> [EXERCISE]
Please write out the lines of the data exactly, beginning with the first and ending with the line containing "plt.rcParams['font.family'] = ['Liberation Sans', 'DejaVu"; leave the pictures behind.

# Start of DATA IN THIS EXERCISE

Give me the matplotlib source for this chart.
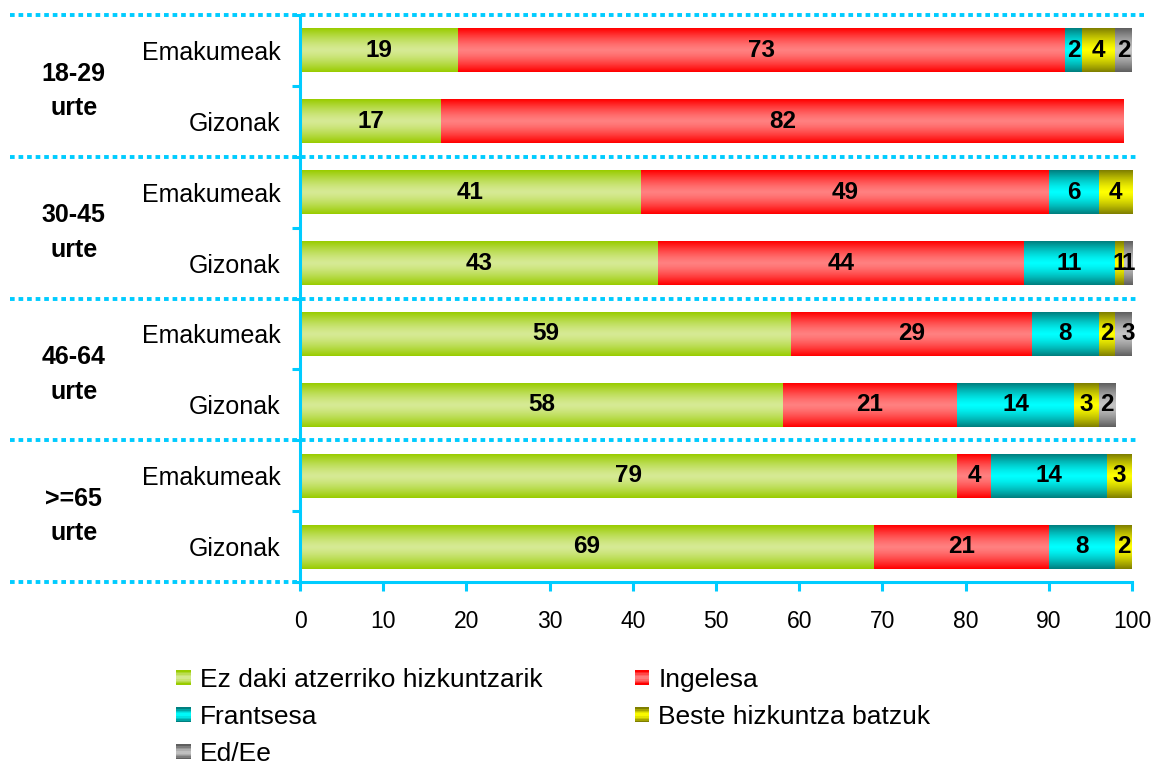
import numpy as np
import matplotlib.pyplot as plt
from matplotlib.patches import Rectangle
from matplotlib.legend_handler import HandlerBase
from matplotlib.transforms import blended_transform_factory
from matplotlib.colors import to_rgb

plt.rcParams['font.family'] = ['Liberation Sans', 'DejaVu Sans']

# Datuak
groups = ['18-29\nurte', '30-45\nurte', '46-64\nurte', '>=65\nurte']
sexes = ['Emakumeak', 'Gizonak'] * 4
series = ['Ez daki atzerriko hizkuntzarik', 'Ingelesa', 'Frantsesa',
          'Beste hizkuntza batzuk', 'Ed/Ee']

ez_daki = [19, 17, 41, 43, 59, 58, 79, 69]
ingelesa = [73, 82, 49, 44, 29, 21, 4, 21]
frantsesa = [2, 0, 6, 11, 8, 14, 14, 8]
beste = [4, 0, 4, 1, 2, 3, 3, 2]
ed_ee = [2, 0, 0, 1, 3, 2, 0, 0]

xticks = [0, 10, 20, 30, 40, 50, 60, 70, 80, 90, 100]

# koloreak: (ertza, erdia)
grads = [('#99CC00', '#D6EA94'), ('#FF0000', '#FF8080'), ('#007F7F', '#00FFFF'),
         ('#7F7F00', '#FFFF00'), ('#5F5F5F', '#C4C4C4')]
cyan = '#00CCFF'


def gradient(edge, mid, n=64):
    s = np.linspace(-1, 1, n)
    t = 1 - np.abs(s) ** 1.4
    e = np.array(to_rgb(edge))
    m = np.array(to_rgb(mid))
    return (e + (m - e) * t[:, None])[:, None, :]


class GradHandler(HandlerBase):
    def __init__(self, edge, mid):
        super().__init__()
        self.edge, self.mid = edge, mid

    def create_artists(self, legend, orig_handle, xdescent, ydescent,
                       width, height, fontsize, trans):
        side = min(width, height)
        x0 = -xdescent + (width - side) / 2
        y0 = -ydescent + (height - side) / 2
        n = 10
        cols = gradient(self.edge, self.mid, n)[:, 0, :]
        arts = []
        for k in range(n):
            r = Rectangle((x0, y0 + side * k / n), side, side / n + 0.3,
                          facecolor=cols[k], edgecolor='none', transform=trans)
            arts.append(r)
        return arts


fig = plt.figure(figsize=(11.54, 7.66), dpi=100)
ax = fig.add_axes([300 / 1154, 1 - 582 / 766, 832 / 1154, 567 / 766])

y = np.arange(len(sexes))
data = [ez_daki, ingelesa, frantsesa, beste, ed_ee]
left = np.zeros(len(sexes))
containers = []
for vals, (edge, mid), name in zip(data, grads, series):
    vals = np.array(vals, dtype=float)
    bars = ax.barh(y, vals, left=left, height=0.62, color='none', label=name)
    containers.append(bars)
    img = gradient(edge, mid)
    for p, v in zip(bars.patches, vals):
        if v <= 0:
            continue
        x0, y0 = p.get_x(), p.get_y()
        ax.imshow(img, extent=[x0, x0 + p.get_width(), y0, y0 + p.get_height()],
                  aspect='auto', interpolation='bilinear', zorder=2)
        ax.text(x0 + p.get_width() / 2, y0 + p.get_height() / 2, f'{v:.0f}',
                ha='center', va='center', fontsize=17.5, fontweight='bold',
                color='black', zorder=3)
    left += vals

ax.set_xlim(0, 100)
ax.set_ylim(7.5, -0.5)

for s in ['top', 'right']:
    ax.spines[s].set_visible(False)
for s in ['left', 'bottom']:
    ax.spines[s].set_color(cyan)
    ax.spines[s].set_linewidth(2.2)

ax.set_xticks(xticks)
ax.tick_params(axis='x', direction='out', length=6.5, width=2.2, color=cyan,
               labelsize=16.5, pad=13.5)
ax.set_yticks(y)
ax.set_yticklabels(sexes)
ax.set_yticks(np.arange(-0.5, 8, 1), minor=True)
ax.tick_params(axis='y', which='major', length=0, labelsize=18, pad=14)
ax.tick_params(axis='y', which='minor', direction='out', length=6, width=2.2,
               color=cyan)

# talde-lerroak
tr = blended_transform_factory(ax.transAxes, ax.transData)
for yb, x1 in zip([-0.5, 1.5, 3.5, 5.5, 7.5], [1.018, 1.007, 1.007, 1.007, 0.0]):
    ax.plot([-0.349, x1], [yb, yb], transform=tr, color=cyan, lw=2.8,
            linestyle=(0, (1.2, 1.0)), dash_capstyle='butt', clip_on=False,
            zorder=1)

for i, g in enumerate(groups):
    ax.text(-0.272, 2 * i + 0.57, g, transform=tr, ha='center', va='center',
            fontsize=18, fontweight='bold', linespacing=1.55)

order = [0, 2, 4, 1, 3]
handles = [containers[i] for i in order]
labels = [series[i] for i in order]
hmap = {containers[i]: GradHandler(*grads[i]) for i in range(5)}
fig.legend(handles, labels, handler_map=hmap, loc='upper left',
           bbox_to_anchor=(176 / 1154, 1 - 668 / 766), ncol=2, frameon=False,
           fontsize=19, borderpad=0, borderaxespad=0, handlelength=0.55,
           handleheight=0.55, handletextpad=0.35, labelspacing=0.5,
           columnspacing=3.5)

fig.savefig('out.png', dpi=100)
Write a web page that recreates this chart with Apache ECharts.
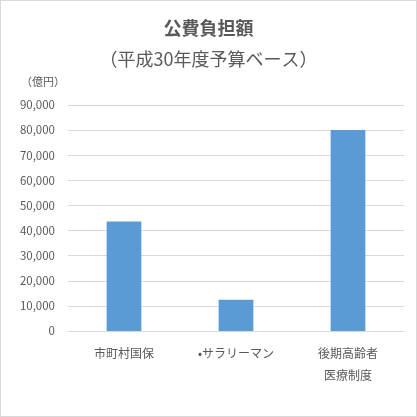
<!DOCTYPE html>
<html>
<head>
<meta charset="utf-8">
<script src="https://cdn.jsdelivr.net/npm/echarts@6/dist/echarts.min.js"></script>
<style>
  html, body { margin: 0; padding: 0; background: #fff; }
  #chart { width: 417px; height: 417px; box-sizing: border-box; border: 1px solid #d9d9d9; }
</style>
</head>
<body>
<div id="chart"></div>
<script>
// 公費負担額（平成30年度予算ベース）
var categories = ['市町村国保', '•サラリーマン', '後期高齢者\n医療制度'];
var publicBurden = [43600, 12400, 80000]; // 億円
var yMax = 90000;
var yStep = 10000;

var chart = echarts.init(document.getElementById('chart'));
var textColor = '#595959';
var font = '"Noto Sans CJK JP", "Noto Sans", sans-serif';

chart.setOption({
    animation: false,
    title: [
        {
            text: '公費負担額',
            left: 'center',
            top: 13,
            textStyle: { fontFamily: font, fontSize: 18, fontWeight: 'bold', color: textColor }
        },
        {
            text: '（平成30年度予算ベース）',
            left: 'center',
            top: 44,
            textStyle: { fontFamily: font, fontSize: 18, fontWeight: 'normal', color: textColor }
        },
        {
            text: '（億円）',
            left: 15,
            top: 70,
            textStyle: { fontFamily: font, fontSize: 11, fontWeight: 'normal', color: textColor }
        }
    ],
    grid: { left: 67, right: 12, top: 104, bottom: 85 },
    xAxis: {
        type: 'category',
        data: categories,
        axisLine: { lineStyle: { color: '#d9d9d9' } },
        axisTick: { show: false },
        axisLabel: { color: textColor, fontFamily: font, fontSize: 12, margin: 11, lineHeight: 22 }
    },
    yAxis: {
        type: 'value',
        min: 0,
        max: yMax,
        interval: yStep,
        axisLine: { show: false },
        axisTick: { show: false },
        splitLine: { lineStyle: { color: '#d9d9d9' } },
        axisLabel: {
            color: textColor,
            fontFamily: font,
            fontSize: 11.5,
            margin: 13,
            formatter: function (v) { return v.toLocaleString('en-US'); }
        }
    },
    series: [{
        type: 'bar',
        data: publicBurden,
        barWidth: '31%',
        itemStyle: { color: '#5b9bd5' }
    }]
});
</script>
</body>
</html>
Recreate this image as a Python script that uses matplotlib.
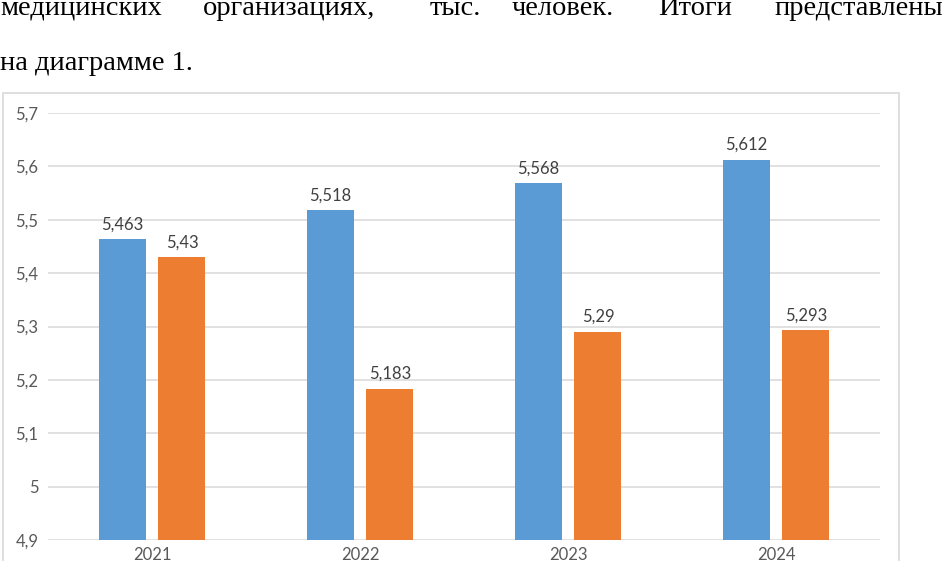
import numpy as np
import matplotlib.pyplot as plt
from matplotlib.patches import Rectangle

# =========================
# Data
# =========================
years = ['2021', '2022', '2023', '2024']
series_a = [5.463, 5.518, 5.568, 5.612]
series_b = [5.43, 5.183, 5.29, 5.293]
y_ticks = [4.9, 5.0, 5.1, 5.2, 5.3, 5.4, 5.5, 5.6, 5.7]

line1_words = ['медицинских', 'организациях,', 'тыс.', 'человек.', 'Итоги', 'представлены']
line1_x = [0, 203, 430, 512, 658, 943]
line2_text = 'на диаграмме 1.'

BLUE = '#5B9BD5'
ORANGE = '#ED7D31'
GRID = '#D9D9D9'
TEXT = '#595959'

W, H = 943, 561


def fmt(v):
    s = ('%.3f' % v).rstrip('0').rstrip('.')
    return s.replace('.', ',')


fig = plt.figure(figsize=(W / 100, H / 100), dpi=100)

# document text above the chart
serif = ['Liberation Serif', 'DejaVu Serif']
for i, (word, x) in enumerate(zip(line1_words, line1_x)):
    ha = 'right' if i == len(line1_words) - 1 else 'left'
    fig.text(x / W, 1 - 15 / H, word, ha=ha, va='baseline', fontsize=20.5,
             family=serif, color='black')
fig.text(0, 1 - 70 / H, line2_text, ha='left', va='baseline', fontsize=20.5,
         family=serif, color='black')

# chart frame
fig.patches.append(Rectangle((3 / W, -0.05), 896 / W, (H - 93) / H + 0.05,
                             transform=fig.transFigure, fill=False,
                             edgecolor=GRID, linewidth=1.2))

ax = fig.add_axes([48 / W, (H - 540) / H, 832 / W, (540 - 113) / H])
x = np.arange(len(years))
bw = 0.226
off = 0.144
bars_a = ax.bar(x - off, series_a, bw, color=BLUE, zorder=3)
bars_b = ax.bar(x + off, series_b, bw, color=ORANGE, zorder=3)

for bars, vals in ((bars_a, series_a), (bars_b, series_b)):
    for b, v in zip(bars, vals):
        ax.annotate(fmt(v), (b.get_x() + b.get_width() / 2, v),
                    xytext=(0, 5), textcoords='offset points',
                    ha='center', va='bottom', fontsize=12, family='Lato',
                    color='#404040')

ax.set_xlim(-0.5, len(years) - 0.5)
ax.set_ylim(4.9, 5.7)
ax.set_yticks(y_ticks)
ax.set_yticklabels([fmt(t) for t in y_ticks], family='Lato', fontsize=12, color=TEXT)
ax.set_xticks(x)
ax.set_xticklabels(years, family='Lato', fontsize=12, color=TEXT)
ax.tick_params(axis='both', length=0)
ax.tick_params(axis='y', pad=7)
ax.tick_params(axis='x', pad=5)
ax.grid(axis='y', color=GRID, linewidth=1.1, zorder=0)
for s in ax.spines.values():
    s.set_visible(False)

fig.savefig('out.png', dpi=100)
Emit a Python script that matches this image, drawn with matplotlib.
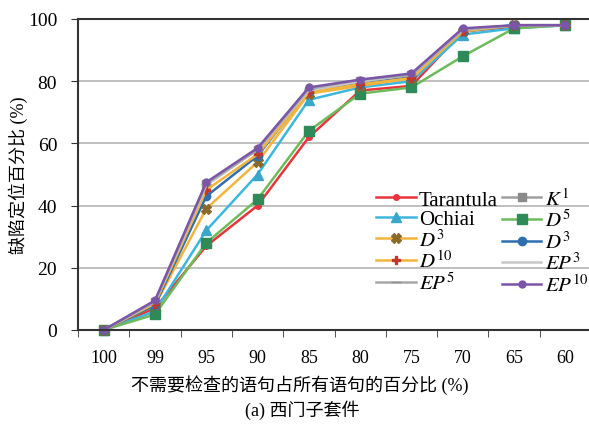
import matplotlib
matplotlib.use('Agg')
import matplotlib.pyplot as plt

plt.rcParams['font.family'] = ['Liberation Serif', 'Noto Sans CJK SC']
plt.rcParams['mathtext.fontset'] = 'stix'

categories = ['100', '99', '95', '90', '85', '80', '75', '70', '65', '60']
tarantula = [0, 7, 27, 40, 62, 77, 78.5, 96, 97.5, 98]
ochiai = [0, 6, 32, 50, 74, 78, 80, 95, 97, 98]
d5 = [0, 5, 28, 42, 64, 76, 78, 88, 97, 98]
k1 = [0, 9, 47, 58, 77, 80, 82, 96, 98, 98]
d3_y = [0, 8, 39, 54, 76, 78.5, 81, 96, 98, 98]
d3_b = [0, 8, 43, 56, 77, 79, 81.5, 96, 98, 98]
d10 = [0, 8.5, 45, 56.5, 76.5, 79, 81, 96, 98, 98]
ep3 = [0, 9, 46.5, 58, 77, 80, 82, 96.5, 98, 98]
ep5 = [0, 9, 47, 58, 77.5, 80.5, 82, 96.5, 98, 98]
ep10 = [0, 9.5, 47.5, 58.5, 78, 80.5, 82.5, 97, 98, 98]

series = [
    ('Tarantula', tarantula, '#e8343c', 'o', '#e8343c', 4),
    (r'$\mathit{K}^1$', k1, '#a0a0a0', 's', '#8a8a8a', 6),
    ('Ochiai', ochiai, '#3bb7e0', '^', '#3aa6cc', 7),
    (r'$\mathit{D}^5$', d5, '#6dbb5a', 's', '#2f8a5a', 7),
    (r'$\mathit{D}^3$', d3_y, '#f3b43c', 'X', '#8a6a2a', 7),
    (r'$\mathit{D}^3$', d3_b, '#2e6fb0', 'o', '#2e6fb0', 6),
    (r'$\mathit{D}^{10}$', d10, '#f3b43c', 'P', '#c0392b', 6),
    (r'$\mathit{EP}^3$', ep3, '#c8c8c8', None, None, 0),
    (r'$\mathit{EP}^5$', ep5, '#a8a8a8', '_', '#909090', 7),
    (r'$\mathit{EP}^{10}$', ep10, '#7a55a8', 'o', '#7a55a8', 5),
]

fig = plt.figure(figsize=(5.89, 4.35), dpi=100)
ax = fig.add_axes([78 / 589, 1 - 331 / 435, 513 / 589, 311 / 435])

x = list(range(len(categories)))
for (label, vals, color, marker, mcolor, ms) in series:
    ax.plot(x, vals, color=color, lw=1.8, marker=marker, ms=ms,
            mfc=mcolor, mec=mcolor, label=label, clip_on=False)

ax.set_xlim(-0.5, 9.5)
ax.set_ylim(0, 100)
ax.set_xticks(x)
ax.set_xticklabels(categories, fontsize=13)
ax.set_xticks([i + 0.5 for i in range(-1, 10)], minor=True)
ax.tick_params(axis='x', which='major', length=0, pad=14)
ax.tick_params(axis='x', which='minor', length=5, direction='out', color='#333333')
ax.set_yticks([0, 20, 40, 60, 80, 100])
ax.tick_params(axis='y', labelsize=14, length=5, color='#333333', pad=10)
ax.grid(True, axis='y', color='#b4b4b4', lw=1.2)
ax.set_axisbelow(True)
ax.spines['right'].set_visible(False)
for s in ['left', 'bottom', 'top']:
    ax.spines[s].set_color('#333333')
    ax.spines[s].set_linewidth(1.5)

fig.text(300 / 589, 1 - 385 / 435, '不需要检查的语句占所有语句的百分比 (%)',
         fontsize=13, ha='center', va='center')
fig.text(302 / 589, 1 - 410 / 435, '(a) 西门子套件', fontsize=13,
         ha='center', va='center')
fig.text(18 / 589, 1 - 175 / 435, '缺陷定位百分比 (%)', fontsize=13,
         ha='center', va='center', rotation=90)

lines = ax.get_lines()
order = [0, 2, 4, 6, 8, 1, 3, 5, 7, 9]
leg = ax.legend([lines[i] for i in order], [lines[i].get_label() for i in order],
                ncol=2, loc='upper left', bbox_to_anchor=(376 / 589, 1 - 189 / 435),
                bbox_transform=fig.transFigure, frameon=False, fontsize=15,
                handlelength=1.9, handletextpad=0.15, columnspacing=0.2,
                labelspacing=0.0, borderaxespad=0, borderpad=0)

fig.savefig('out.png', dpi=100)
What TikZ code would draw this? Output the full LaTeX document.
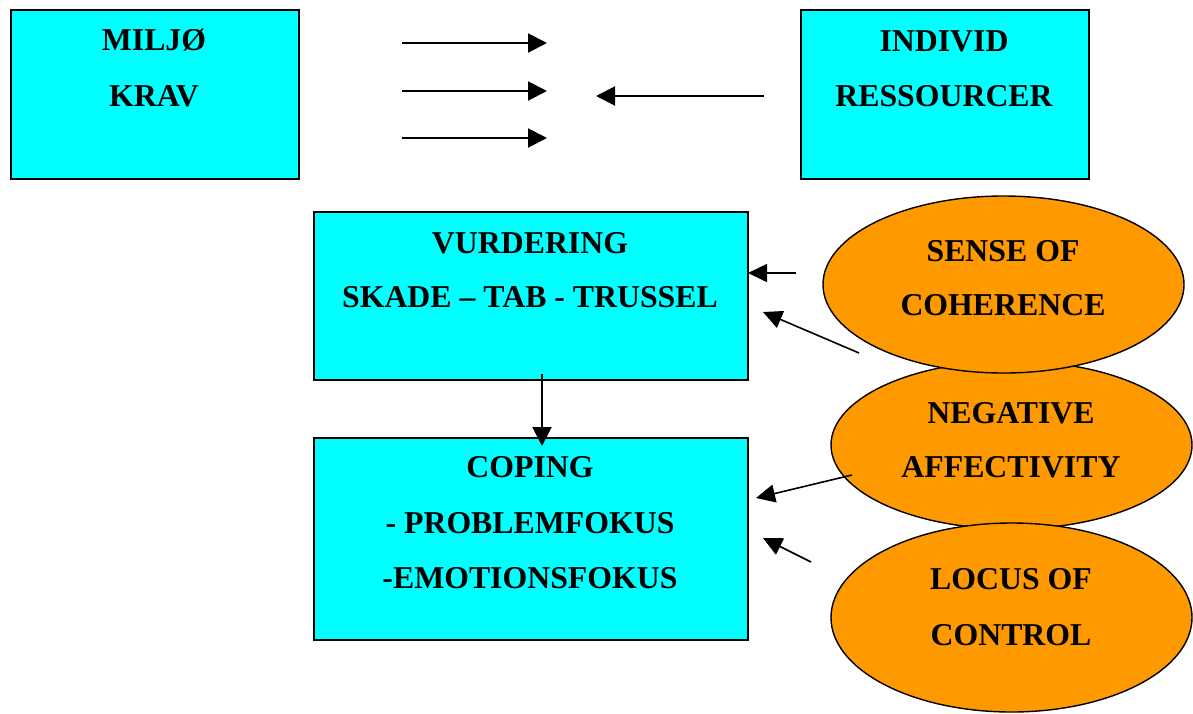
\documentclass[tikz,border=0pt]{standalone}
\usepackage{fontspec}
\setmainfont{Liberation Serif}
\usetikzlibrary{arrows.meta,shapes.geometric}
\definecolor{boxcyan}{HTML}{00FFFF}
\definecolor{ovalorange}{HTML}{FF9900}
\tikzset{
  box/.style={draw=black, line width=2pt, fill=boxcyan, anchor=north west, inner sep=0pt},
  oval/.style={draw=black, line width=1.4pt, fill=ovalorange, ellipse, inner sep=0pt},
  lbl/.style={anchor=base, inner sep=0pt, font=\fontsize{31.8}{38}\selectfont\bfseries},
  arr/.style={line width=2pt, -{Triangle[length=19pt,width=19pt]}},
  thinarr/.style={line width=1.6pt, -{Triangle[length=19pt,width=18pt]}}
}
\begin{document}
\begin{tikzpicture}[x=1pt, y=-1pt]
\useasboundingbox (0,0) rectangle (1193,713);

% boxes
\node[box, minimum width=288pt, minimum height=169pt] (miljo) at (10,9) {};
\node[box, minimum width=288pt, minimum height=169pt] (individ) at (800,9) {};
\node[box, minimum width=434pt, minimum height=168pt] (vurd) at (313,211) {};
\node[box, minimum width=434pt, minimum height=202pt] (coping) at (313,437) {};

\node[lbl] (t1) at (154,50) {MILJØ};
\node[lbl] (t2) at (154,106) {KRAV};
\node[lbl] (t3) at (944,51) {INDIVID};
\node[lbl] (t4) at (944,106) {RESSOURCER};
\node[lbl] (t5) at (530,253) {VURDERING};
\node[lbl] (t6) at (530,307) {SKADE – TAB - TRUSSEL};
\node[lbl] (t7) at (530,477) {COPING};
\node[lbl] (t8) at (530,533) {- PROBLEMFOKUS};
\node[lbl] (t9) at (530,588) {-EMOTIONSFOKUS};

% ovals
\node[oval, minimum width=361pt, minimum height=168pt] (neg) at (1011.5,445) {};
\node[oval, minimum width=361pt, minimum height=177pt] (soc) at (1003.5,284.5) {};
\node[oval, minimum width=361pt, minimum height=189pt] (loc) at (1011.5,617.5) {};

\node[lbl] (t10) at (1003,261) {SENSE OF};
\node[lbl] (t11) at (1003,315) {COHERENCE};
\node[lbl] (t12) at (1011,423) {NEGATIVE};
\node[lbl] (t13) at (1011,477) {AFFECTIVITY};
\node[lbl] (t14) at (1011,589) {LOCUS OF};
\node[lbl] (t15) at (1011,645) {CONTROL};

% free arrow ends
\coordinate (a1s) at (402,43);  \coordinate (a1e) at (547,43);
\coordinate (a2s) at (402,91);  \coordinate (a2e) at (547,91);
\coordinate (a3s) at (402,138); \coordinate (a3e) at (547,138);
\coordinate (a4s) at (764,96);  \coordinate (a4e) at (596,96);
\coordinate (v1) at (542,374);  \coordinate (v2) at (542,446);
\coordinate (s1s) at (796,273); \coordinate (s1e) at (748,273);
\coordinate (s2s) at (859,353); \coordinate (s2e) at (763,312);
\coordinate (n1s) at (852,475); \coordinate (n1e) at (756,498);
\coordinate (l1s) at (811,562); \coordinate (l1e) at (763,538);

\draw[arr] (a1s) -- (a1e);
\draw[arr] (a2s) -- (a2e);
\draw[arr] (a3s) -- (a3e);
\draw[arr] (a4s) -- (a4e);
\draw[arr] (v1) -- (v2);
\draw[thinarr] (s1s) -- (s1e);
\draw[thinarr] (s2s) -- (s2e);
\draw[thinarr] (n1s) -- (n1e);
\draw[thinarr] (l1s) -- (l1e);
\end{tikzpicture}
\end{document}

# End of DATA IN THIS EXERCISE

> [CORRECT RESPONSE]
Give me the matplotlib source for this chart.
import numpy as np
import matplotlib.pyplot as plt
from matplotlib.patches import Rectangle
from matplotlib.legend_handler import HandlerBase
from matplotlib.transforms import blended_transform_factory
from matplotlib.colors import to_rgb

plt.rcParams['font.family'] = ['Liberation Sans', 'DejaVu Sans']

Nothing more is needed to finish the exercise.